--- Start Data extract ---

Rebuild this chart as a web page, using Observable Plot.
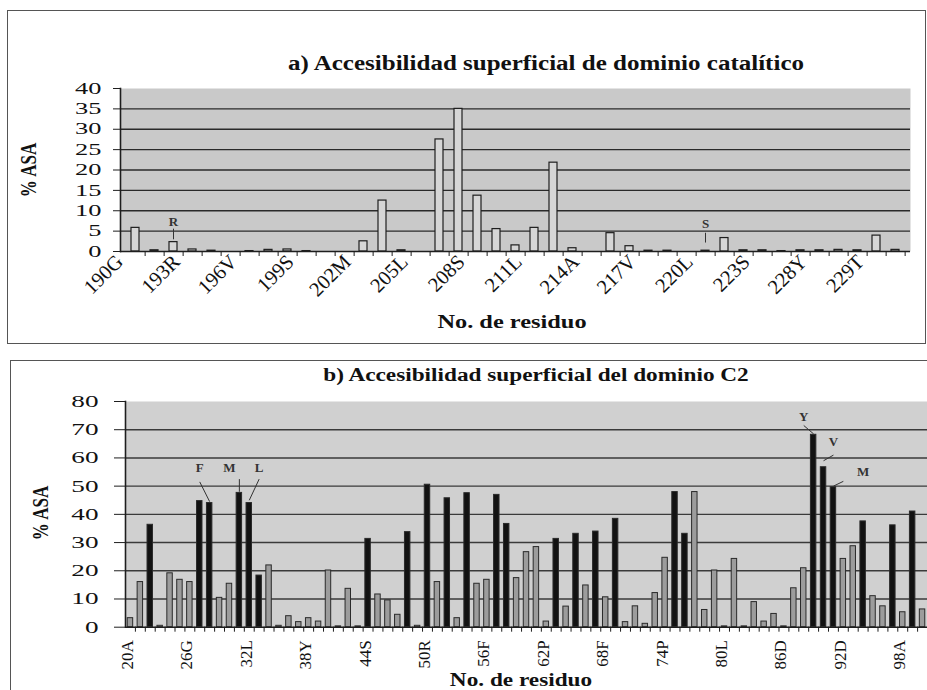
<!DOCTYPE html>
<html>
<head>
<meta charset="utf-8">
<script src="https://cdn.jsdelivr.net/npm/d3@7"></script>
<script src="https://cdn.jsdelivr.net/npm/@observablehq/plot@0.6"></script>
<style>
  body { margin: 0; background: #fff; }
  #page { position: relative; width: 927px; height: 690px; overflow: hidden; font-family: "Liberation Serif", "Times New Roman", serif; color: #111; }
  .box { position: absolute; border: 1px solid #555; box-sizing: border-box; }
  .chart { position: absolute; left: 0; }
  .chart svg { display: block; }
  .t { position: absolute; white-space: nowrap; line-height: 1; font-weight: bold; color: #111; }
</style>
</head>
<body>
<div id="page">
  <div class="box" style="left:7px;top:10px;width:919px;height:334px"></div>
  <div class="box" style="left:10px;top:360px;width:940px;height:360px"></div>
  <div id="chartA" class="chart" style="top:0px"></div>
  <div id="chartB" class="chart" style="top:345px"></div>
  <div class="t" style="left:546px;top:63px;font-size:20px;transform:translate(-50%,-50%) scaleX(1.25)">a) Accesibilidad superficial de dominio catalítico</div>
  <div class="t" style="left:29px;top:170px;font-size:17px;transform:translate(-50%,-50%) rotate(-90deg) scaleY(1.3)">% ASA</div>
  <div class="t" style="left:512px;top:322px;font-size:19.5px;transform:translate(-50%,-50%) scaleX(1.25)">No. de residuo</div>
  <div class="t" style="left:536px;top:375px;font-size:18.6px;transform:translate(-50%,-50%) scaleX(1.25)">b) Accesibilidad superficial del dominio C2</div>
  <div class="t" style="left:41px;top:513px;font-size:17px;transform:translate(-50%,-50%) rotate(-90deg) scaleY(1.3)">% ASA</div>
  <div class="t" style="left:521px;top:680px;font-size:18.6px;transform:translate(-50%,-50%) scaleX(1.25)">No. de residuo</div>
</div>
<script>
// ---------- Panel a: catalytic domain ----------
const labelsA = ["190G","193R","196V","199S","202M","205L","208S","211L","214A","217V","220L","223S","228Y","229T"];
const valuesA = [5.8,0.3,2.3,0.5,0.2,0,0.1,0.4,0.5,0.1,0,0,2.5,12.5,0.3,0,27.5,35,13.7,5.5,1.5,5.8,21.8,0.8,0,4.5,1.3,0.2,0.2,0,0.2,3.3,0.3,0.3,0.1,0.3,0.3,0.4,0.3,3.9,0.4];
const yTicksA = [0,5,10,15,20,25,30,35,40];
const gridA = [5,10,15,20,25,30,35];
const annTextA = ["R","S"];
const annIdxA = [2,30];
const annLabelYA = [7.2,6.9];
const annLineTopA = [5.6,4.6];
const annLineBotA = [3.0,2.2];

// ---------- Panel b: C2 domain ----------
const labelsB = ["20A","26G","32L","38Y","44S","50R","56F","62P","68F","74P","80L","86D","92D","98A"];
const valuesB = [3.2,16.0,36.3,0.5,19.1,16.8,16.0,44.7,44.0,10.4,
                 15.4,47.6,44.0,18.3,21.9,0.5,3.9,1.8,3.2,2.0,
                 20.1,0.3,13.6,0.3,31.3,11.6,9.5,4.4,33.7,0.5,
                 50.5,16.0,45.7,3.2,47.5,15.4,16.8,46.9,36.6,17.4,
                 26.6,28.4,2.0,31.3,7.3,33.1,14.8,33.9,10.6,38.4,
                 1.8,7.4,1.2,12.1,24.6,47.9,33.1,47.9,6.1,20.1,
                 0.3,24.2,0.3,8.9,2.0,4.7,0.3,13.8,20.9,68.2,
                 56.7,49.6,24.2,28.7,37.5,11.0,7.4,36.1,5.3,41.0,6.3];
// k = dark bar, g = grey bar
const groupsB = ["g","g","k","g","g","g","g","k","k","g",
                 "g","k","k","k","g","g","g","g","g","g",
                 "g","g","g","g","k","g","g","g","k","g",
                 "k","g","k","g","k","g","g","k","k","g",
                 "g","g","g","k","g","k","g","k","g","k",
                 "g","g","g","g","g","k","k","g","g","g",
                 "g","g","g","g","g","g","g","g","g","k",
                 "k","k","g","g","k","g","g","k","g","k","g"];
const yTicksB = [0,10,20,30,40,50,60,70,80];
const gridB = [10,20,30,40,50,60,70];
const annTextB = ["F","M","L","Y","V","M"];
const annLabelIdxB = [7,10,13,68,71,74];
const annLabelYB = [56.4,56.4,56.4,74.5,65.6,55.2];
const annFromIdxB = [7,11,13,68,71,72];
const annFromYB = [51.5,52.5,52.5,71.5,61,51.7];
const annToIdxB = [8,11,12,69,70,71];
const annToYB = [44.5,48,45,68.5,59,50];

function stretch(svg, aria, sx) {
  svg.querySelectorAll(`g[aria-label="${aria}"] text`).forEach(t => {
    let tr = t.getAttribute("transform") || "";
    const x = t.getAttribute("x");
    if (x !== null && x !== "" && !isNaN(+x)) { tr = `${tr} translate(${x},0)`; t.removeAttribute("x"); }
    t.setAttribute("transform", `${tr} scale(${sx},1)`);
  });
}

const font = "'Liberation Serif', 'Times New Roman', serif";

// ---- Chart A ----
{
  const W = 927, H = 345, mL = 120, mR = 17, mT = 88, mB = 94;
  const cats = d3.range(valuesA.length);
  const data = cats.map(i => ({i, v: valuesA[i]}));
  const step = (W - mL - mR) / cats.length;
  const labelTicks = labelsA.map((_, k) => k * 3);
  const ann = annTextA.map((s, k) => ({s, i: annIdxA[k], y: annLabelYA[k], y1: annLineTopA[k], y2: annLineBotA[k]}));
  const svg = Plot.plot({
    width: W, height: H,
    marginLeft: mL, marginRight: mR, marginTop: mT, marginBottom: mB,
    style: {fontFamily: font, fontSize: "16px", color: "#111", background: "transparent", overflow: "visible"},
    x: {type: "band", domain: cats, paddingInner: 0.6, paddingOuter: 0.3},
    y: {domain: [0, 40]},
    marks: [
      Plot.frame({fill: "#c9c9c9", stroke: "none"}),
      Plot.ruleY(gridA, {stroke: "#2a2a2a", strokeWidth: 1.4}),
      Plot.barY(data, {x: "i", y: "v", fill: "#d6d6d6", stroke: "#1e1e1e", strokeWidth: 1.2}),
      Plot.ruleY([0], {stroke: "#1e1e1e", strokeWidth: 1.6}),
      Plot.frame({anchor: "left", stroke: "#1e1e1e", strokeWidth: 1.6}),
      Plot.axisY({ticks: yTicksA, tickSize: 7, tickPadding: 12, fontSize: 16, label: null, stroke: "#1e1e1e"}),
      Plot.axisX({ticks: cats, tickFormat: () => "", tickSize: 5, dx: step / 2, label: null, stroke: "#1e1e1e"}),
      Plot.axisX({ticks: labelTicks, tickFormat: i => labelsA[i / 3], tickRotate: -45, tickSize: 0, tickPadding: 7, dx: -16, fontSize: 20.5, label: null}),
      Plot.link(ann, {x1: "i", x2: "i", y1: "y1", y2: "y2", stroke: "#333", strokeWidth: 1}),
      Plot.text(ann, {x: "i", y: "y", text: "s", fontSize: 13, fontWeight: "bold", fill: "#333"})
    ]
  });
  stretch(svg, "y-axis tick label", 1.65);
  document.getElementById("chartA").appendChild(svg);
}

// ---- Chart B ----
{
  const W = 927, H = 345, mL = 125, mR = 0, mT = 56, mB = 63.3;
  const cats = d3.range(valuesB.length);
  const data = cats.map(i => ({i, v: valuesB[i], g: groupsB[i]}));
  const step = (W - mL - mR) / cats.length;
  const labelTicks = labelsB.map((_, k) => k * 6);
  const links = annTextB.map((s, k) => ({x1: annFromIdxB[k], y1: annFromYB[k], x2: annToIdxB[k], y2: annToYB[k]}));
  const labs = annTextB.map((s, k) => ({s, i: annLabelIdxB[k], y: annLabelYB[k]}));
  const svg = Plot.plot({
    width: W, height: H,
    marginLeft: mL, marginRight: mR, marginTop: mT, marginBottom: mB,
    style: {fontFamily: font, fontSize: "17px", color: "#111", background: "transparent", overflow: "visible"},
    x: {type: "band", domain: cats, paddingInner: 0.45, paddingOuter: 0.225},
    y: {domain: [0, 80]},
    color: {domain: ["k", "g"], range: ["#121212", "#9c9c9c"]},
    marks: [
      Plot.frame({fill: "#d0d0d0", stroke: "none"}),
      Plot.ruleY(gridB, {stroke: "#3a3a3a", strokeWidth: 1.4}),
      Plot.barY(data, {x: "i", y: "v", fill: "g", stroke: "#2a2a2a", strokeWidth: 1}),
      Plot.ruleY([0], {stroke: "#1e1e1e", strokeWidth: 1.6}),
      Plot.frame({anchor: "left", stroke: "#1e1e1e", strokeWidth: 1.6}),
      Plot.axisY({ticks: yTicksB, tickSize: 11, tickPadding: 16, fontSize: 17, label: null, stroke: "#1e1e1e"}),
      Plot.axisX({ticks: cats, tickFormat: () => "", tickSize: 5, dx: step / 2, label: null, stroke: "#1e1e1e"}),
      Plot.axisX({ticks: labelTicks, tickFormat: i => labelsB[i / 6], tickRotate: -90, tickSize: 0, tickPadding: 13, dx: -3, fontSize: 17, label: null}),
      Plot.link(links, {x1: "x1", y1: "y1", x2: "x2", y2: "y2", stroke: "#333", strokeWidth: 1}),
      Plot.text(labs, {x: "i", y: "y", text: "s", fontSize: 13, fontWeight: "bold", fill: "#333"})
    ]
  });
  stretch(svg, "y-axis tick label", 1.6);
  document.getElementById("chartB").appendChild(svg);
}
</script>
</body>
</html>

--- End Data extract ---
--- Start Data extract ---

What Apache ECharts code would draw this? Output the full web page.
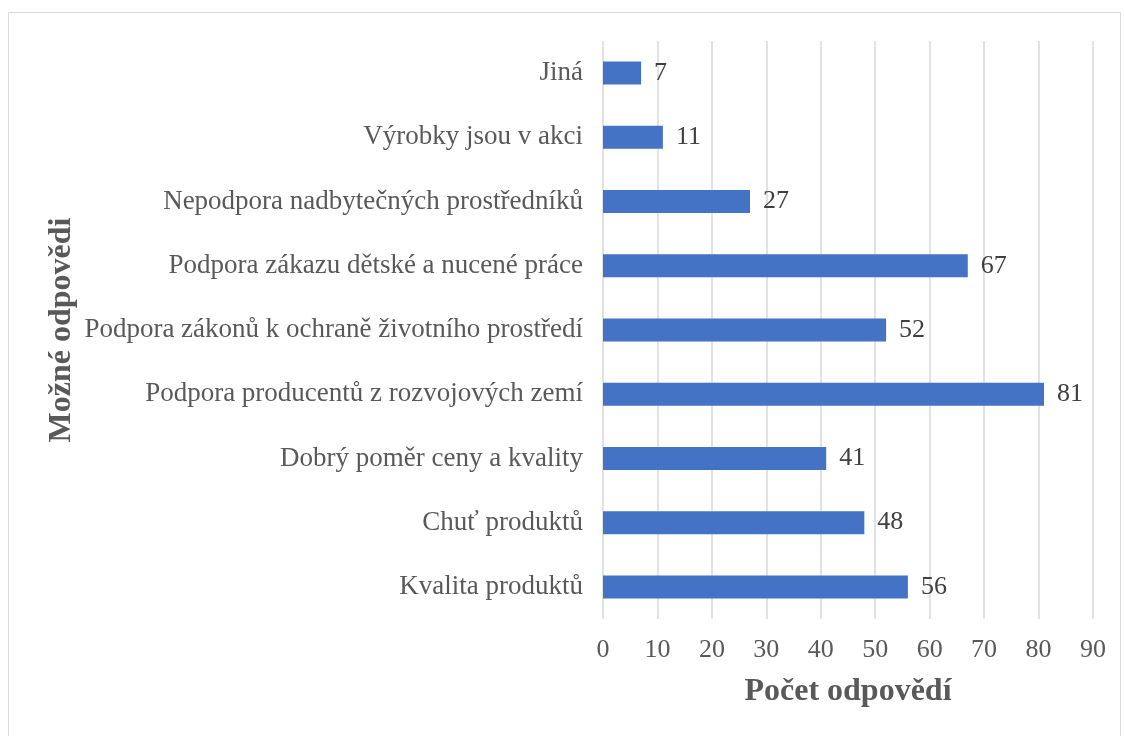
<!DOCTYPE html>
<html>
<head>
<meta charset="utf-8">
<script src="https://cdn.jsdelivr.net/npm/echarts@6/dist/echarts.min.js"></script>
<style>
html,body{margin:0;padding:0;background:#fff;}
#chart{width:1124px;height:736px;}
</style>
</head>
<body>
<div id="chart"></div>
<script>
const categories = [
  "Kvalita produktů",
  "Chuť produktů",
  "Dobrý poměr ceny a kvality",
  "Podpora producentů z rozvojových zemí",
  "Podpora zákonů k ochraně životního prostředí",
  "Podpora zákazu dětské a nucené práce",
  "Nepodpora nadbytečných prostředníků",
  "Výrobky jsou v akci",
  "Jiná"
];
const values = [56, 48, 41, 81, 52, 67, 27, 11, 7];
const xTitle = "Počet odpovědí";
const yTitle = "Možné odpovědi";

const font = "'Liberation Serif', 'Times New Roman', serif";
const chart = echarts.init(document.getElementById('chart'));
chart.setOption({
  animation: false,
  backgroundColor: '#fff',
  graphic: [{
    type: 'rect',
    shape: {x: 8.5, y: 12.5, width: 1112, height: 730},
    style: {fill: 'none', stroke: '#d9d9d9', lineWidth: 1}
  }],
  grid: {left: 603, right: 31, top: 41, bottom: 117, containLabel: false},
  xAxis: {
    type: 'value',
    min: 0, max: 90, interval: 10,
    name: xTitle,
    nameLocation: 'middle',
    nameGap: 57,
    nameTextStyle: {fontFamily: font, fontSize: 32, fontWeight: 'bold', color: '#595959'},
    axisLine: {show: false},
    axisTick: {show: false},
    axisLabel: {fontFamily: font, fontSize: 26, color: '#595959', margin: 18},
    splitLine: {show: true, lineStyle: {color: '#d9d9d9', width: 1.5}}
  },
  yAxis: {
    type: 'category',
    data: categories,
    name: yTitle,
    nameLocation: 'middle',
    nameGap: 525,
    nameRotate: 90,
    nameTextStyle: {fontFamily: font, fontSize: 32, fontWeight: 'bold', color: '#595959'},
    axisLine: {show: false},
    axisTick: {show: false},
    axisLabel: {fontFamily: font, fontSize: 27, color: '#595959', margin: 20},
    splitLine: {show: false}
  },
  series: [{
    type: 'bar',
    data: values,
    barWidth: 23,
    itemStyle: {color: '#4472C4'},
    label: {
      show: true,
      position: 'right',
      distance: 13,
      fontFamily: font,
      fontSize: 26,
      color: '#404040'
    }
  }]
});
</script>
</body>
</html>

--- End Data extract ---

● **What to do**: Look above for lines with the word "page" and copy them all.

● **Result of this task**:
Rebuild this chart as a web page, using Observable Plot.
  #page { position: relative; width: 927px; height: 690px; overflow: hidden; font-family: "Liberation Serif", "Times New Roman", serif; color: #111; }
<div id="page">
What Apache ECharts code would draw this? Output the full web page.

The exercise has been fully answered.